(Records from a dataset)

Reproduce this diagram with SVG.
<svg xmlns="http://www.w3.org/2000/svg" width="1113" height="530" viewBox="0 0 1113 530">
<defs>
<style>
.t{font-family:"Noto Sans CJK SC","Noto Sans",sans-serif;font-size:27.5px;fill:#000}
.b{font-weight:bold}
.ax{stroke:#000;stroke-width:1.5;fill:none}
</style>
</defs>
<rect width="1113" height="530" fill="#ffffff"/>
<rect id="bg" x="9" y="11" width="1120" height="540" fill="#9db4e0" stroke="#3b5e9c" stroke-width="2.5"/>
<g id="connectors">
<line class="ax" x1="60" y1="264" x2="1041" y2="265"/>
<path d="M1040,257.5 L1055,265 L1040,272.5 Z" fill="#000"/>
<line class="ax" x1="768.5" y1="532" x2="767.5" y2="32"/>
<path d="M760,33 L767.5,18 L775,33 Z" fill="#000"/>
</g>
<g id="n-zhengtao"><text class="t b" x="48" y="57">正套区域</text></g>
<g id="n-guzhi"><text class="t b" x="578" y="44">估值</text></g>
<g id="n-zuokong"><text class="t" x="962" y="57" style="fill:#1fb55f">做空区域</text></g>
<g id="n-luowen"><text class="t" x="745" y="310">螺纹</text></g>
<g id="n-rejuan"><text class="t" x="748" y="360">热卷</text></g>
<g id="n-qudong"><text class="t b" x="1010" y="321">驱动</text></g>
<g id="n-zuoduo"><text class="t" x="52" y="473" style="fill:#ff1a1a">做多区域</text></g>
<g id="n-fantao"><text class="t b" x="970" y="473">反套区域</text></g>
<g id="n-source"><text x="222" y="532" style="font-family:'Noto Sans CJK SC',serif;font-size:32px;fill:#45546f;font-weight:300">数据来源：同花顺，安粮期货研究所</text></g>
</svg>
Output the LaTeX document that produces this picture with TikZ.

■ WORK TO COMPLETE
All of the entries must be written out exactly as they stand.

■ CORRECT ANSWER
Reproduce this diagram with SVG.
<svg xmlns="http://www.w3.org/2000/svg" width="1113" height="530" viewBox="0 0 1113 530">
<defs>
<style>
.t{font-family:"Noto Sans CJK SC","Noto Sans",sans-serif;font-size:27.5px;fill:#000}
.b{font-weight:bold}
.ax{stroke:#000;stroke-width:1.5;fill:none}
</style>
</defs>
<rect width="1113" height="530" fill="#ffffff"/>
<rect id="bg" x="9" y="11" width="1120" height="540" fill="#9db4e0" stroke="#3b5e9c" stroke-width="2.5"/>
<g id="connectors">
<line class="ax" x1="60" y1="264" x2="1041" y2="265"/>
<path d="M1040,257.5 L1055,265 L1040,272.5 Z" fill="#000"/>
<line class="ax" x1="768.5" y1="532" x2="767.5" y2="32"/>
<path d="M760,33 L767.5,18 L775,33 Z" fill="#000"/>
</g>
<g id="n-zhengtao"><text class="t b" x="48" y="57">正套区域</text></g>
<g id="n-guzhi"><text class="t b" x="578" y="44">估值</text></g>
<g id="n-zuokong"><text class="t" x="962" y="57" style="fill:#1fb55f">做空区域</text></g>
<g id="n-luowen"><text class="t" x="745" y="310">螺纹</text></g>
<g id="n-rejuan"><text class="t" x="748" y="360">热卷</text></g>
<g id="n-qudong"><text class="t b" x="1010" y="321">驱动</text></g>
<g id="n-zuoduo"><text class="t" x="52" y="473" style="fill:#ff1a1a">做多区域</text></g>
<g id="n-fantao"><text class="t b" x="970" y="473">反套区域</text></g>
<g id="n-source"><text x="222" y="532" style="font-family:'Noto Sans CJK SC',serif;font-size:32px;fill:#45546f;font-weight:300">数据来源：同花顺，安粮期货研究所</text></g>
</svg>
Output the LaTeX document that produces this picture with TikZ.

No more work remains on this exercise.